バックアップ スケジュールは一時停止できます。スケジュールが一時停止されている間、自動バックアップは作成されません。バックアップの手動作成は可能です。

gcloud

バックアップ スケジュールを一時停止するには、次のコマンドを実行します。

gcloud beta container backup-restore backup-plans update BACKUP_PLAN \
    --project=PROJECT_ID \
    --location=LOCATION \
    --paused

オプションの完全なリストについては、gcloud beta container backup-restore backup-plans update のドキュメントをご覧ください。

コンソール

Google Cloud コンソールでバックアップ スケジュールを一時停止する手順は次のとおりです。

  1. Google Cloud コンソールで Google Kubernetes Engine のページに移動します。

    Google Kubernetes Engine に移動

  2. ナビゲーション メニューで [Backup for GKE] をクリックします。

  3. [バックアップ プラン] タブをクリックします。

  4. クラスタを開き、プラン名をクリックします。

  5. [スケジュールを一時停止] をクリックし、確認ダイアログで [スケジュールを一時停止] をクリックします。

バックアップ プランの削除

バックアップ プランを削除するには、gcloud CLI または Google Cloud コンソールを使用します。
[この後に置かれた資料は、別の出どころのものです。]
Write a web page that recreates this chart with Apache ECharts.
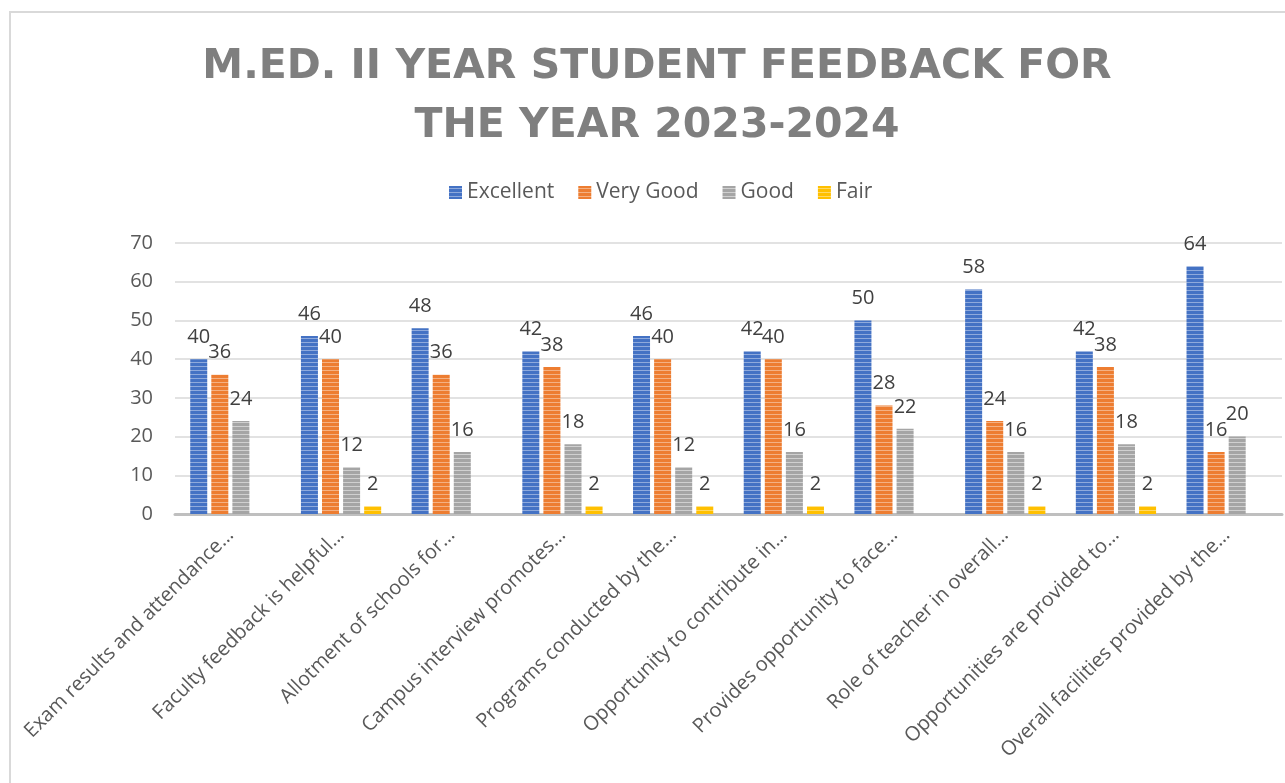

バックアップ プランにバックアップが含まれている場合、バックアップ プランは削除できません。

gcloud

バックアップ プランを削除するには、次のコマンドを実行します。

gcloud beta container backup-restore backup-plans delete BACKUP_PLAN \
    --project=PROJECT_ID \
    --location=LOCATION

オプションの完全なリストについては、gcloud beta container backup-restore backup-plans delete のドキュメントをご覧ください。

コンソール

Google Cloud コンソールでバックアップ プランを削除するには、次の操作を行います。

  1. Google Cloud コンソールで Google Kubernetes Engine のページに移動します。

    Google Kubernetes Engine に移動

  2. ナビゲーション メニューで [Backup for GKE] をクリックします。

  3. [バックアップ プラン] タブをクリックします。

  4. クラスタを開き、プラン名をクリックします。

  5. [プランを削除] をクリックします。

  6. バックアップ プラン名を入力し、確認ダイアログで [バックアップ プランを削除] をクリックします。